Azerbaijani and Turkish leaders are planning a celebratory summit to commemorate Baku’s victory over Karabakh. During the summit, they intend to hold a groundbreaking ceremony for a new natural gas pipeline and open a modernized Azerbaijani military complex. Meanwhile, Armenia is preparing to welcome a new wave of refugees from the enclave. 

Armenia prepared Monday to welcome a new flood of Nagorno-Karabakh refugees. At the same time, the leaders of Azerbaijan and ally Turkey were set to hold a celebratory summit marking Baku’s victory over the rebel enclave.

Several days after the fighting, the first refugees from the breakaway state arrived in Armenia on Sunday and a total of 2,906 have so far entered the country, the Armenian government said in a statement on Monday

Azerbaijan’s President Ilham Aliyev intended to cement his victory by flying to his country’s western exclave of Nakhichevan for talks Monday with Turkish President Recep Tayyip Erdoğan, his most important regional ally.

Turkey supplied Baku with a fleet of combat drones that helped Azerbaijan claw back a chunk of the disputed Nagorno-Karabakh territory in a six-week war three years ago.

The two leaders are scheduled to hold a groundbreaking ceremony for a new natural gas pipeline and open a modernized Azerbaijani military complex, a show of Turkish force contrasting sharply with Russia’s apparent withdrawal from the region.
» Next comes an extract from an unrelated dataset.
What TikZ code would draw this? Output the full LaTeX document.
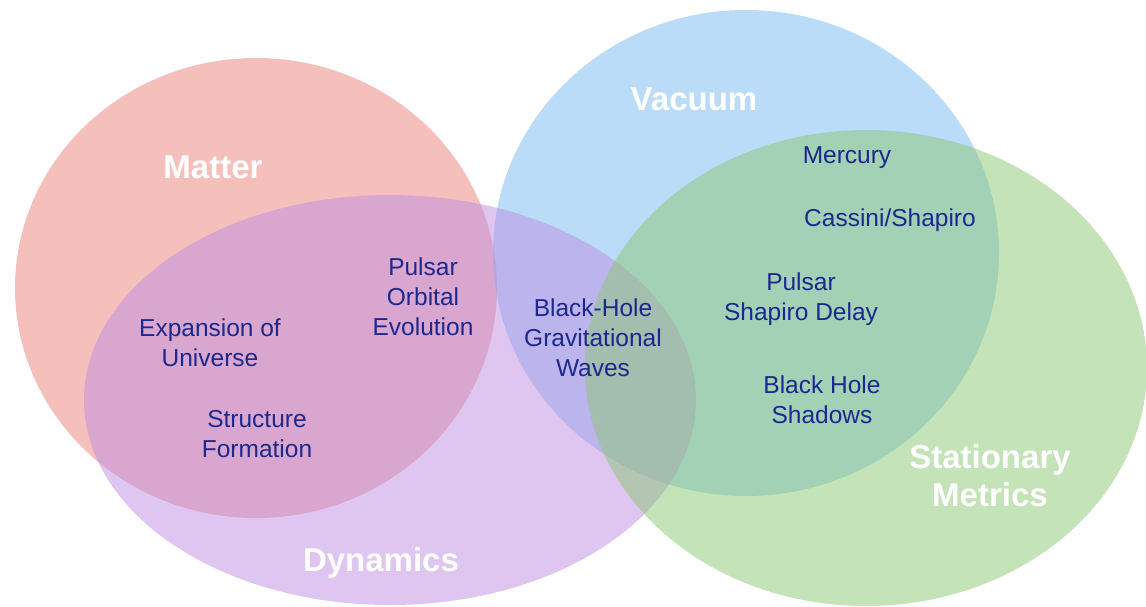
\documentclass[tikz,border=0pt]{standalone}
\usepackage{fontspec}
\setmainfont{Liberation Sans}
\definecolor{matterc}{RGB}{235,129,121}
\definecolor{dync}{RGB}{191,141,227}
\definecolor{vacc}{RGB}{117,185,241}
\definecolor{statc}{RGB}{139,199,115}
\definecolor{itemc}{RGB}{28,40,142}
\begin{document}
\begin{tikzpicture}[x=1pt,y=-1pt,
  setfill/.style={fill=#1,fill opacity=0.5},
  setlabel/.style={text=white,font=\fontsize{33}{38}\selectfont\bfseries,align=center},
  item/.style={text=itemc,font=\fontsize{24.5}{30}\selectfont,align=center,inner sep=0pt}]
\useasboundingbox (0,0) rectangle (1146,607);
\fill[setfill=matterc] (256,288) ellipse [x radius=241pt, y radius=230pt];
\fill[setfill=vacc] (746,253) ellipse [x radius=253pt, y radius=243pt];
\fill[setfill=dync] (390,400) ellipse [x radius=306pt, y radius=205pt];
\fill[setfill=statc] (866,368) ellipse [x radius=281pt, y radius=238pt];
\node[setlabel] (lmatter) at (213,167) {Matter};
\node[setlabel] (lvac) at (694,99) {Vacuum};
\node[setlabel] (ldyn) at (381,563) {Dynamics};
\node[setlabel] (lstat) at (990,476) {Stationary\\Metrics};
\node[item] (mercury) at (847,158) {Mercury};
\node[item] (cassini) at (890,220) {Cassini/Shapiro};
\node[item] (pshap) at (801,299) {Pulsar\\Shapiro Delay};
\node[item] (bhs) at (822,400) {Black Hole\\Shadows};
\node[item] (bhgw) at (593,338) {Black-Hole\\Gravitational\\Waves};
\node[item] (porb) at (423,297) {Pulsar\\Orbital\\Evolution};
\node[item] (expu) at (210,343) {Expansion of\\Universe};
\node[item] (struc) at (257,434) {Structure\\Formation};
\end{tikzpicture}
\end{document}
In nationally televised comments, the Armenian leader said the security agreements between the two countries had proved “insufficient” to protect the country, suggesting that he would seek new alliances.

Armenia is a member of the Collective Security Treaty Organization (CSTO), a Russian-dominated group comprising six post-Soviet states that had pledged to protect each other if attacked.